Missouri Man Charged with Killing Goose with Car, Backing Up, Hitting It Again [VIDEO]
A Nixa man faces two misdemeanor counts for illegally killing wildlife after he was caught on video running over a goose with his car, backing up and hitting it again.
Jim Rathert, MDC A Canada Goose, the only species that nests in Missouri.
Kristopher Sonntag, 35, told state investigators he was just "joking around" when he ran over the male Canada goose twice with his girlfriend's van, according to the Springfield News-Leader.
His story changed as agents from the Missouri Department of Conservation pressed him about the dead goose. Sonntag blamed his driving on the car, saying he lost control of the van because it is his girlfriend's, not his. Then, he blamed the goose.
"[Sonntag] later stated he thought the goose would move, but it did not," the probable cause statement says.
When asked why ran over the goose twice, Sonntag says he was "checking to see if it was dead and that he didn't think he hit it again," according to the News-Leader.
Harassing, killing or bullying migratory birds is a Class A misdemeanor, per the federal Migratory Bird Treaty Act.
Little did Sonntag know, a Springfield machinery company caught his act of ornithological homicide on the security cameras aimed at its parking lot.
"Honestly, I couldn't believe someone purposely tried to hit the goose," says Debbie Eisner, the general manager at the company, Grizzly Industrial, to the News-Leader. Eisner found the dead goose last month and checked the security cameras to see how it died.

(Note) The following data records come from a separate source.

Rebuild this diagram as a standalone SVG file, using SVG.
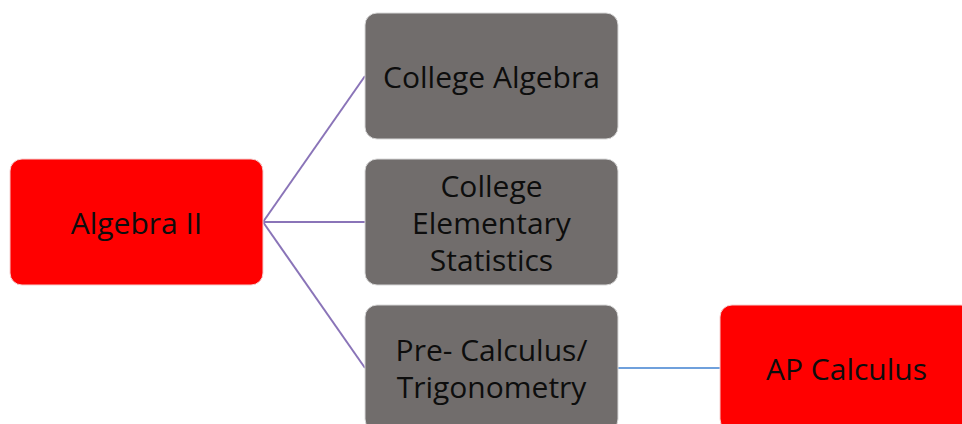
<svg xmlns="http://www.w3.org/2000/svg" width="962" height="424" viewBox="0 0 962 424">
<style>
.red{fill:#ff0000;stroke:#f4d0d0;stroke-width:1}
.gray{fill:#716d6c;stroke:#d8d8d8;stroke-width:1}
text{font-family:"Open Sans","Liberation Sans",sans-serif;font-size:30px;fill:#0d0d0d;text-anchor:middle;dominant-baseline:central}
.c1{stroke:#8a74b8;stroke-width:2;fill:none}
.c2{stroke:#6fa0dc;stroke-width:2;fill:none}
</style>
<rect width="962" height="424" fill="#fff"/>
<g id="connectors">
<line class="c1" x1="263" y1="222" x2="365" y2="76"/>
<line class="c1" x1="263" y1="222" x2="365" y2="222"/>
<line class="c1" x1="263" y1="222" x2="365" y2="368"/>
<line class="c2" x1="618" y1="368" x2="720" y2="368"/>
</g>
<g id="algebra2">
<rect class="red" x="10" y="159" width="253" height="126" rx="12"/>
<text x="136.5" y="222">Algebra II</text>
</g>
<g id="college-algebra">
<rect class="gray" x="365" y="13" width="253" height="126" rx="12"/>
<text x="491.5" y="76">College Algebra</text>
</g>
<g id="college-stats">
<rect class="gray" x="365" y="159" width="253" height="126" rx="12"/>
<text x="491.5" y="185">College</text>
<text x="491.5" y="222">Elementary</text>
<text x="491.5" y="259">Statistics</text>
</g>
<g id="precalc">
<rect class="gray" x="365" y="305" width="253" height="126" rx="12"/>
<text x="491.5" y="349">Pre- Calculus/</text>
<text x="491.5" y="386">Trigonometry</text>
</g>
<g id="ap-calc">
<rect class="red" x="720" y="305" width="253" height="126" rx="12"/>
<text x="846.5" y="368">AP Calculus</text>
</g>
</svg>
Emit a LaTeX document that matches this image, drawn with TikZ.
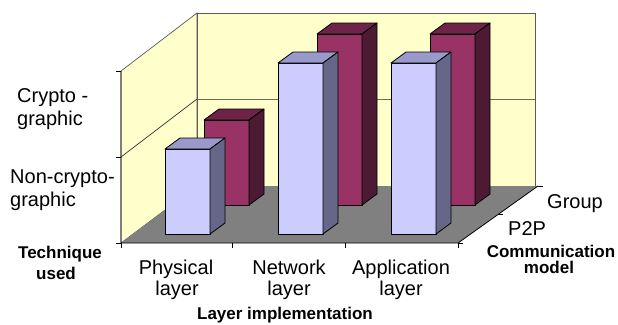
\documentclass[tikz,border=0pt]{standalone}
\usepackage{fontspec}
\setmainfont{Liberation Sans}
\definecolor{wallc}{HTML}{FFFFCC}
\definecolor{floorc}{HTML}{808080}
\definecolor{pface}{HTML}{CCCCFF}
\definecolor{ptop}{HTML}{9999CC}
\definecolor{pside}{HTML}{666688}
\definecolor{gface}{HTML}{993366}
\definecolor{gtop}{HTML}{6E2449}
\definecolor{gside}{HTML}{4D1A33}
\definecolor{gridc}{HTML}{707050}
\newcommand{\cuboid}[6]{%
  \filldraw[fill=#4,draw=black,line width=0.8pt,line join=round] (#1,#3) rectangle (#1+45,#2);
  \filldraw[fill=#5,draw=black,line width=0.8pt,line join=round] (#1,#2) -- (#1+15,#2-11) -- (#1+60,#2-11) -- (#1+45,#2) -- cycle;
  \filldraw[fill=#6,draw=black,line width=0.8pt,line join=round] (#1+45,#2) -- (#1+60,#2-11) -- (#1+60,#3-11) -- (#1+45,#3) -- cycle;
}
\tikzset{
  lab/.style={font=\fontsize{20}{24}\selectfont, inner sep=0pt},
  blab/.style={font=\fontsize{17}{20}\selectfont\bfseries, inner sep=0pt},
  axisline/.style={draw=black, line width=0.8pt},
  wallline/.style={draw=gray!70!black, line width=0.7pt},
}
\begin{document}
\begin{tikzpicture}[x=1pt,y=-1pt]
\useasboundingbox (0,0) rectangle (618,324);
% walls
\filldraw[fill=wallc,wallline] (121,71) -- (197,13) -- (197,186) -- (121,243) -- cycle;
\filldraw[fill=wallc,wallline] (197,13) -- (535,13) -- (535,186) -- (197,186) -- cycle;
% floor
\fill[floorc] (121,243) -- (197,186) -- (538,186) -- (458,243) -- cycle;
% gridlines
\draw[draw=black!80, line width=0.7pt] (121,157) -- (197,99);
\draw[draw=gridc, line width=0.7pt] (197,99) -- (535,99);
% axes
\draw[axisline] (121,71) -- (121,243) -- (458,243) -- (538,186);
\foreach \yy in {71,157,243} \draw[axisline] (116,\yy) -- (121,\yy);
\foreach \xx in {121,232,345,458} \draw[axisline] (\xx,243) -- (\xx,248);
\draw[axisline] (458,243) -- (463,243);
\draw[axisline] (498,214.5) -- (503,214.5);
\draw[axisline] (538,186) -- (543,186);
% back bars (Group)
\cuboid{204}{120}{205}{gface}{gtop}{gside}
\cuboid{317}{34}{205}{gface}{gtop}{gside}
\cuboid{430}{34}{205}{gface}{gtop}{gside}
% front bars (P2P)
\cuboid{165}{149}{234}{pface}{ptop}{pside}
\cuboid{278}{63}{234}{pface}{ptop}{pside}
\cuboid{391}{63}{234}{pface}{ptop}{pside}
% labels
\node[lab,anchor=base west] (c1) at (17,102) {Crypto -};
\node[lab,anchor=base west] (c2) at (17,125) {graphic};
\node[lab,anchor=base west] (n1) at (10,183) {Non-crypto-};
\node[lab,anchor=base west] (n2) at (10,206) {graphic};
\node[blab,anchor=base] (t1) at (60,258) {Technique};
\node[blab,anchor=base] (t2) at (56,279) {used};
\node[lab,anchor=base] (ph1) at (176,274) {Physical};
\node[lab,anchor=base] (ph2) at (177,295) {layer};
\node[lab,anchor=base] (nw1) at (289,274) {Network};
\node[lab,anchor=base] (nw2) at (289,295) {layer};
\node[lab,anchor=base] (ap1) at (401,274) {Application};
\node[lab,anchor=base] (ap2) at (401,295) {layer};
\node[blab,anchor=base] (li) at (285,319.5) {Layer implementation};
\node[lab,anchor=base west] (gr) at (547,208) {Group};
\node[lab,anchor=base west] (pp) at (508,235) {P2P};
\node[blab,anchor=base] (cm1) at (551,257) {Communication};
\node[blab,anchor=base] (cm2) at (549,273) {model};
\end{tikzpicture}
\end{document}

Canada geese -- the only goose species that nests in Missouri -- were nearly wiped out by hunters here by the 1930s, according to the conservation department. New rules and protection efforts allowed the species to grow to 1.5 million geese in 2002. Signs in the neighborhood around Grizzly Industrial warn people of nesting geese.
One female Canada goose was keeping a nest near Grizzly Industrial, Eisner tells the News Leader. The male goose Sonntag allegedly crushed under his girlfriend's van -- twice -- had been hissing at people and chasing cars to protect the nest.
"Our customers were pretty respectful of it," Eisner tells the News-Leader.